Five years ago has never looked so good—and neither has five years in the future. While polling Americans on the state of the nation at present, Gallup periodically asks them to assess conditions five years in the past and to predict how they'll be five years ahead. Compared to a year ago, fewer people now give a positive rating to current conditions (64 percent vs. 73 percent). But the five-years-ago positive tally is the highest on record (76 percent, vs. 62 percent in last year's poll). So is the five-years-from-now positive vote (78 percent, vs. 67 percent last year). How nice to see the past and the future improving in tandem!
They've got to eat someplace. An ACNielsen survey finds Americans less likely to dine out in the next three months than they were during the same period a year ago. The7 percent who expect to have dinner out more often were outnumbered nearly four to one by the 27 percent who think they'll do so less often. The report predicts they'll take up the nutritional slack by increasing their purchases of packaged goods. Of those polled, 35 percent said they're more likely than last year to buy U.S.-made groceries.
True or false: The Internet is more conducive to fleeting relationships than to long-termcommitment. It's true for advertisers and agencies, says a report by Jupiter Media Metrix. Based on a survey of advertisers, the study finds they're "skeptical about forming long-term relationships with agencies for interactive marketing." More than one-third of Internet advertisers(37 percent) prefer to pay agencies on a per-project basis; 23 percent would rather pay a straight retainer. They're not very monogamous, either: 43 percent employ multiple agencies for their interactive work, while an equal percentage rely on a single agency for such tasks.
Let's say your commercial urges TV viewers to rush to the store and buy the client's wares. And let's say they don't do it. One might say this reflects poorly on your commercial. But such inaction may simply be the normal effect of TV viewing and its cessation. An article in Scientific American (under the headline, "Television Addiction") discusses research finding that people feel "relaxed and passive" while watching the tube—just as you'd expect. "What is more surprising is that the sense of relaxation ends when the set is turned off, but the feelings of passivity and lowered alertness continue." Viewers studied by the article's authors often say the TV "has somehow absorbed or sucked out their energy, leaving them depleted." Little wonder, then, if they fail to heed a commercial's call to prompt action.

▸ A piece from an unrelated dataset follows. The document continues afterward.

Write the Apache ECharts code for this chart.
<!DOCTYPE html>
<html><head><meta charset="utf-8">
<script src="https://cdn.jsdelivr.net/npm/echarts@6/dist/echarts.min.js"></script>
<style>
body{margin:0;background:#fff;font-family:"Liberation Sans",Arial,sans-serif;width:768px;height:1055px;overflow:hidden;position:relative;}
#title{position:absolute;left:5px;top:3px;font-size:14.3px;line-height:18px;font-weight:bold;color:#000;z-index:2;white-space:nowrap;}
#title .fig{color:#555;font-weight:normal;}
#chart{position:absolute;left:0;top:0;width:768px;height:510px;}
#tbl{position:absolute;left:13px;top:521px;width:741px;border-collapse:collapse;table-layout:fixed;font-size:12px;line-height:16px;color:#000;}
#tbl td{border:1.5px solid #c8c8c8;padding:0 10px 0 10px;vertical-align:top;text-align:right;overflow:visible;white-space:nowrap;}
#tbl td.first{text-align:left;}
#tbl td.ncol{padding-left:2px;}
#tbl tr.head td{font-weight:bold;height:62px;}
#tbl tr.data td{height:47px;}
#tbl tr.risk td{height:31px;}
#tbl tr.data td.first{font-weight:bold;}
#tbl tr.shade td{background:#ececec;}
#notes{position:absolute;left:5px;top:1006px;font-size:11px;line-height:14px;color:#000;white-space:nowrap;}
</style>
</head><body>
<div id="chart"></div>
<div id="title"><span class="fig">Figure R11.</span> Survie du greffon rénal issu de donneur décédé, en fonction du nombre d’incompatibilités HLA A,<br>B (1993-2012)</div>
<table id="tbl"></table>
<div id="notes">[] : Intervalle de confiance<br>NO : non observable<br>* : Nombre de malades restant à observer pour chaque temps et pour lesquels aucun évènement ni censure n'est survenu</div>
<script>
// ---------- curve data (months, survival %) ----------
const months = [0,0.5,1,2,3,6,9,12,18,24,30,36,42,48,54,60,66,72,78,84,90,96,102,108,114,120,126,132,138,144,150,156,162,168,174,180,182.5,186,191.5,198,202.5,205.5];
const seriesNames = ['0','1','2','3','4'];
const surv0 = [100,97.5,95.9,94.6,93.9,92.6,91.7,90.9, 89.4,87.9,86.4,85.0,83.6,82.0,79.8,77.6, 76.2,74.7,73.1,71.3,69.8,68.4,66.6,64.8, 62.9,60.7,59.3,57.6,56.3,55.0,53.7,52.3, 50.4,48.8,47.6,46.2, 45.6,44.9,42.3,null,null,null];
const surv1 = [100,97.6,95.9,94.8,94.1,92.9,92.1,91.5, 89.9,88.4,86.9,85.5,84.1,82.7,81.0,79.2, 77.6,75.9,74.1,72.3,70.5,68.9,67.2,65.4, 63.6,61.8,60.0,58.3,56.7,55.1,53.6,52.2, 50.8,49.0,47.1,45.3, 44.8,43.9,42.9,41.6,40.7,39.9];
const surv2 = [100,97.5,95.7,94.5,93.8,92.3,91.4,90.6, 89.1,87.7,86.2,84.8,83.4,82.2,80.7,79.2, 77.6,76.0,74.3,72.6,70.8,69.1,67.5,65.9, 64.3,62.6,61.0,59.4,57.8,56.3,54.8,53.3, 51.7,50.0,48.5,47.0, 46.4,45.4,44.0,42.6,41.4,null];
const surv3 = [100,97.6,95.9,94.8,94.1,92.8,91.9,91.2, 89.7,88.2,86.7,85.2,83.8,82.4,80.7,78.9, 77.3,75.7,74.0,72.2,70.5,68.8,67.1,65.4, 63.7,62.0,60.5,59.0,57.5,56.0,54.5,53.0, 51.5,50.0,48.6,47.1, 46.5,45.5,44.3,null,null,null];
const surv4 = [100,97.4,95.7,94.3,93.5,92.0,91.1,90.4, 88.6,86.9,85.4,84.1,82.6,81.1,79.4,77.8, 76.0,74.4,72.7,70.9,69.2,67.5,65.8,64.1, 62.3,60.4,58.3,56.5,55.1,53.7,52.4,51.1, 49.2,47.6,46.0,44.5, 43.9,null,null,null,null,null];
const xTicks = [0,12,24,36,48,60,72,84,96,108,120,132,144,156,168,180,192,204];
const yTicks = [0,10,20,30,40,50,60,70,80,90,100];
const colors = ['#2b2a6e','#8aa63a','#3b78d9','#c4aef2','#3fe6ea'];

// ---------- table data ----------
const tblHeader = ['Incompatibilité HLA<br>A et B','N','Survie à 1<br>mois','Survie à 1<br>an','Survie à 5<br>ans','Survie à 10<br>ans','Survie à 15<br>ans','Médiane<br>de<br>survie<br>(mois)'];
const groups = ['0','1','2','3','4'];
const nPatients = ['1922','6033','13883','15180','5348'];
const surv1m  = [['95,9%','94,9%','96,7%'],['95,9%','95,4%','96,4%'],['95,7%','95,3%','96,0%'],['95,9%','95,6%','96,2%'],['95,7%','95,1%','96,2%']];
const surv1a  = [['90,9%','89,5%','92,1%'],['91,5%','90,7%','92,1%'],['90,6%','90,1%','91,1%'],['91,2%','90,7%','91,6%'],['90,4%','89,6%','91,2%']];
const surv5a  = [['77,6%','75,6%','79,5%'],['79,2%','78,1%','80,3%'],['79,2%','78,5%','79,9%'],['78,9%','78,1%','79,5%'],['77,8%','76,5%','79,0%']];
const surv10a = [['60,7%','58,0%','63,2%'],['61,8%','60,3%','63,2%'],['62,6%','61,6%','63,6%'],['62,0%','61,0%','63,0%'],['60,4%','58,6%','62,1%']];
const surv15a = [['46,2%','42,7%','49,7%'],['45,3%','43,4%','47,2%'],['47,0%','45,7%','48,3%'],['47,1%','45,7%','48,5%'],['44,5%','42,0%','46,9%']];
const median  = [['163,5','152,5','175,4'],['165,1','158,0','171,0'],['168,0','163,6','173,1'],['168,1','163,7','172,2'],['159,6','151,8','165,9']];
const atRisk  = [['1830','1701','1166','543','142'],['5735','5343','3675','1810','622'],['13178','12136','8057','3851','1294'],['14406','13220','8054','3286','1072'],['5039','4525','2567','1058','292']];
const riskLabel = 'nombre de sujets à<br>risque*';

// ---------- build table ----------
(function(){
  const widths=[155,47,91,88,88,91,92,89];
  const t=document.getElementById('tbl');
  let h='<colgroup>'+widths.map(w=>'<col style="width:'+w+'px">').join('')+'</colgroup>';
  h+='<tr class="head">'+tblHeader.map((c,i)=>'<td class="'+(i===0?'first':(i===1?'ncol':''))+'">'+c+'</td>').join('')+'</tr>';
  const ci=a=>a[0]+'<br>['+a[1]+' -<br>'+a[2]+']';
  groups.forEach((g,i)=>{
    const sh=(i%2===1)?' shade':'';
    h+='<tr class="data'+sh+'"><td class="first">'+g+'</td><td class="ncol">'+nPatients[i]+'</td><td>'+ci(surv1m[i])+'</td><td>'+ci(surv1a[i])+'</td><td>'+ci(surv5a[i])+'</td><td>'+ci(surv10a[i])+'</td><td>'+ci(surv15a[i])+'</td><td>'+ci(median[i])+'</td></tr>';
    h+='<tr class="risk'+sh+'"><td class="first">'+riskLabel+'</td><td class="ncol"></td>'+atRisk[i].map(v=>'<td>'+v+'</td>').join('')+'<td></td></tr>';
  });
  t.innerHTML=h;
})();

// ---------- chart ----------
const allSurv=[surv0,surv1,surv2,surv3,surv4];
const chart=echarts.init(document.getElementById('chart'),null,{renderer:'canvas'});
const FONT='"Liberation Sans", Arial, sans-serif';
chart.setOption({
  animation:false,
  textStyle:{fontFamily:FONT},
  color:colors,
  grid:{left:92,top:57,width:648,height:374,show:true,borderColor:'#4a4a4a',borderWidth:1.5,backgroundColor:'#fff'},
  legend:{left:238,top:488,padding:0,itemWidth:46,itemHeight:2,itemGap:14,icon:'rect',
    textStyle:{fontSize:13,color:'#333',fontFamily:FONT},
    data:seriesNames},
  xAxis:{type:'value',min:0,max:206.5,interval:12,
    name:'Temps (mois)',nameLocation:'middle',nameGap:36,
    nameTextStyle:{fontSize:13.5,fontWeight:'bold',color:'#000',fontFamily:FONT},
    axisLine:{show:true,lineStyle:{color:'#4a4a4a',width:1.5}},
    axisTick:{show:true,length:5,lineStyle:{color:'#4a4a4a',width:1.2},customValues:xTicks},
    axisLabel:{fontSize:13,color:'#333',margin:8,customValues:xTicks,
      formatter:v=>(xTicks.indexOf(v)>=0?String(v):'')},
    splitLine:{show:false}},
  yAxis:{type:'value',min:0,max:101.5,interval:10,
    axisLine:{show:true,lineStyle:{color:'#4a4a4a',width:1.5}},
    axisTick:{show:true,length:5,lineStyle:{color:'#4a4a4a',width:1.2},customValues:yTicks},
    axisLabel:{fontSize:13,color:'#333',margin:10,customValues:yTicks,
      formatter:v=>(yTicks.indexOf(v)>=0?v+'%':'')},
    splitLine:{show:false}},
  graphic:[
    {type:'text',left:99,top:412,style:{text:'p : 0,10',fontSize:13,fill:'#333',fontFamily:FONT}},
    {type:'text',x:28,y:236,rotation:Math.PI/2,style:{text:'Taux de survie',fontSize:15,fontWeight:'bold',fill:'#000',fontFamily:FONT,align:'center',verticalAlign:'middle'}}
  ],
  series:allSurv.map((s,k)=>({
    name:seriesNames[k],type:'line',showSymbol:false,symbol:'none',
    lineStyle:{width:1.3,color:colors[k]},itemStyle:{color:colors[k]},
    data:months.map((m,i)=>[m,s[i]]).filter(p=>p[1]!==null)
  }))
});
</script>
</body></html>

Nothing like a recession to keep your bills under control. One of the more counterintuitive bits of recent survey data came in response to a New York Times/CBS News poll fielded late last month. Asked how hard it is to keep up with their bills, 15 percent of respondents answered "very." That's down from the 21 percent saying the same in a March 2001 poll and from 17 percent in a 1995 survey. Conversely, 13 percent of respondents in the new poll said it's "very easy" for them to handle their bills, up from 9 percent last March and from 11 percent in 1995. Are consumers so spooked by the recession that they're cutting spending faster than their immediate circumstances require? If so, pent-up demand may not be as anemic as some experts suggest.
They've seen the error of boomers' ways. Just ask their kids. According to an article on Fox News' Web site, a number of studies indicate Gen Xers are "embracing a more conventional, discipline-oriented approach to raising children than their baby-boom predecessors." The item quotes a staffer at Parenting magazine as saying Xers looked at boomers "and felt that maybe they were too permissive with their kids, gave them too many choices." Xer-style parenting "incorporates communication between the generations as well as firm rules."
This week's honors for Best Misuse of Police Speed-Detection Gear go to an ad for Brine Athletic Equipment. If it encourages kids to practice lacrosse instead of racing around in cars, it'll greatly enhance public safety. A Boston agency named Six created the ad.
Here are some statistics the airlines can use to lure wary Americans aloft. According to Wired, the chances of being killed in a plane crash (1 in 659,779) are lower than the odds of being felled by bad medical care (1 in 83,720), a residential fire (1 in 83,025) or a car crash (1 in 6,585). But they're higher than the odds of dying in a "catastrophic asteroid strike" (1 in 1.96 billion).
The search continues for a light at the end of the job-market tunnel. As you can see from the chart below, the volume of help-wanted classifieds in Adweek is still extremely poor. One glimmer of hope amid the dismal data: There's been an upturn in ads for media planners/buyers. Let's just hope that, once hired, these people plan and buy like mad.